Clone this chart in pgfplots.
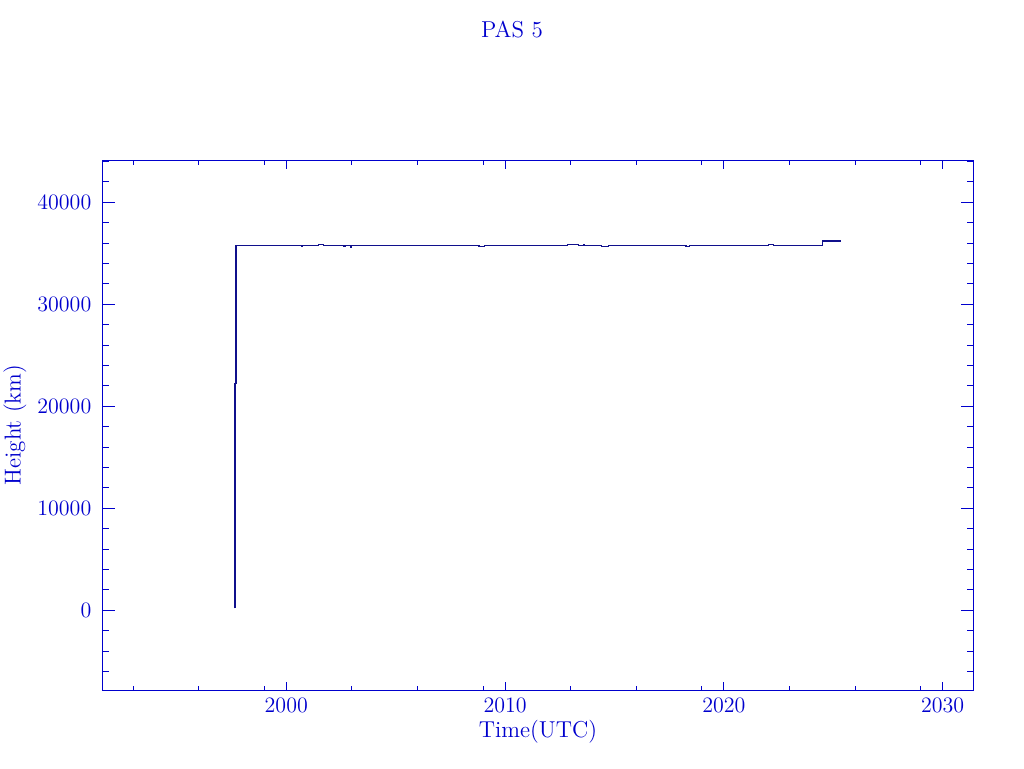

====

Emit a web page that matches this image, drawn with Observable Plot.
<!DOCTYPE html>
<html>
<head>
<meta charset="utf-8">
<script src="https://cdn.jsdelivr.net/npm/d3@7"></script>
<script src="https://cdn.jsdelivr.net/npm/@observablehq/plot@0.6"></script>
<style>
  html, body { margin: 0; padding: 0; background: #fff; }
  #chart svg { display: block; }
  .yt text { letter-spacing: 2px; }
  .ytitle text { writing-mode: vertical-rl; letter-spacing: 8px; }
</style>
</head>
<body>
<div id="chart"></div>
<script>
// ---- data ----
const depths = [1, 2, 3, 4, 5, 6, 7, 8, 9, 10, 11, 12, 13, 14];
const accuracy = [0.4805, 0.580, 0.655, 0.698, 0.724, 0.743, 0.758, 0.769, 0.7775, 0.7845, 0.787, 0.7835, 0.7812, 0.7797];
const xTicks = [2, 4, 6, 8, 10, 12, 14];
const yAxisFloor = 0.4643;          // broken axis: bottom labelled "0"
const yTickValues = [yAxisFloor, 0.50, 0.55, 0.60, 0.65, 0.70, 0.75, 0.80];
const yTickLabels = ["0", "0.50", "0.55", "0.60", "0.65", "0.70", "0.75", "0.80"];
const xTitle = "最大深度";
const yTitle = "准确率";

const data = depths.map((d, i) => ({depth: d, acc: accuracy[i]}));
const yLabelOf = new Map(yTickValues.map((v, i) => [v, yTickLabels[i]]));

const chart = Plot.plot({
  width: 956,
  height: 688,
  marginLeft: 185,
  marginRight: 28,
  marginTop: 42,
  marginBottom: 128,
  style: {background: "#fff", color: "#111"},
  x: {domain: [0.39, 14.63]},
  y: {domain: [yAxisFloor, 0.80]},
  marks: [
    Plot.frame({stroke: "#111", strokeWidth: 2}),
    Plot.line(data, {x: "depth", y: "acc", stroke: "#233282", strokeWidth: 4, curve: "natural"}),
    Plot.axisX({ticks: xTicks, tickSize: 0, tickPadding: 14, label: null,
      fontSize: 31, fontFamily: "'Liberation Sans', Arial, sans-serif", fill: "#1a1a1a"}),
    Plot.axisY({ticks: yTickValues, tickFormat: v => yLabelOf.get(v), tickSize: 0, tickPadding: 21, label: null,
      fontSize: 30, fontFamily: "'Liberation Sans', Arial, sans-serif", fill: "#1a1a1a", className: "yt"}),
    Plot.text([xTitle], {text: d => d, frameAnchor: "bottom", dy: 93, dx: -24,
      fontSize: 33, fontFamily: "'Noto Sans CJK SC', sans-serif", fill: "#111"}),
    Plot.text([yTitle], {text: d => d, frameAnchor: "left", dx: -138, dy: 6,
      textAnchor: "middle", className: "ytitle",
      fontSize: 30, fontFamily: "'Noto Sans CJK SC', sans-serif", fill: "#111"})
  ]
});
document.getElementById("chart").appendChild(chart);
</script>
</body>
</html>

====

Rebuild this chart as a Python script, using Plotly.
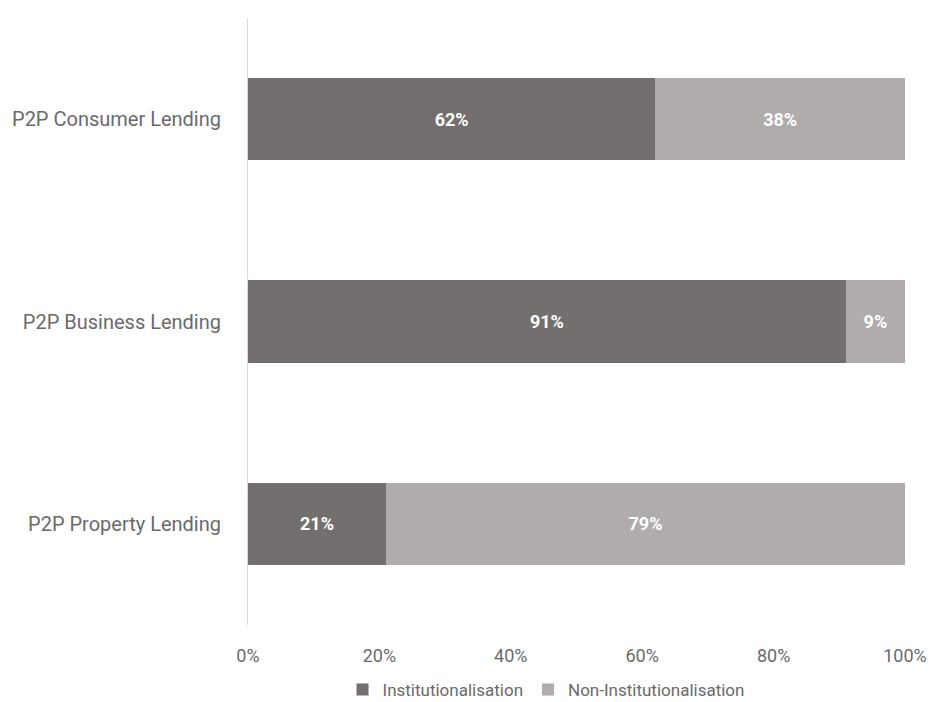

====

▶ Brief
Copy each line from the data above that includes "this".

▶ Correct answer
Clone this chart in pgfplots.
Emit a web page that matches this image, drawn with Observable Plot.
Rebuild this chart as a Python script, using Plotly.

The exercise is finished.